Improving Systems, Regulations

The report stressed running the Party with systems and regulations and improving the framework of Party regulations.

The Party has attached great importance to developing intra-Party regulations since 2012. Consequently, a sound system of Party regulations has taken shape, with approximately 4,000 intra-Party regulations currently in effect, of which over 70 percent have been enacted or revised in the past decade.

The vitality of the system lies in its implementation, said Qiao Beihua, a judge with the Second Intermediate People's Court of Shanghai who is a delegate to the 20th CPC National Congress, adding that priority should be given to the enforcement of intra-Party regulations to give full play to their efficiency.

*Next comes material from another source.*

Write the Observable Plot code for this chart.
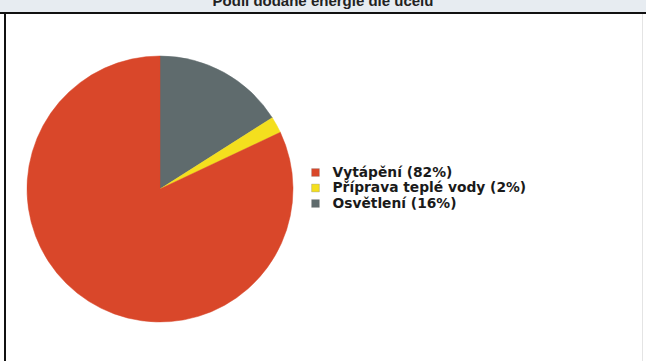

Regulation-based self-governance has been implemented at the primary level. In the city of Siping, Jilin Province, a team of experts and grassroots officials has been commissioned to visit 144 villages and speak directly with farmers to learn about the conservation of black soil, which is largely found in northeast China and produces about a quarter of the country's total grain output.

After two months of hard work, an oversight plan for black soil conservation was formulated, providing a strong institutional basis for local supervisory authorities to carry out their work.

"Going ahead, we will continue implementing effective ways to handle cases, and strictly punish those violating black soil protection regulations," said Wang Yandong, secretary of the Siping Municipal Commission for Discipline Inspection of the CPC.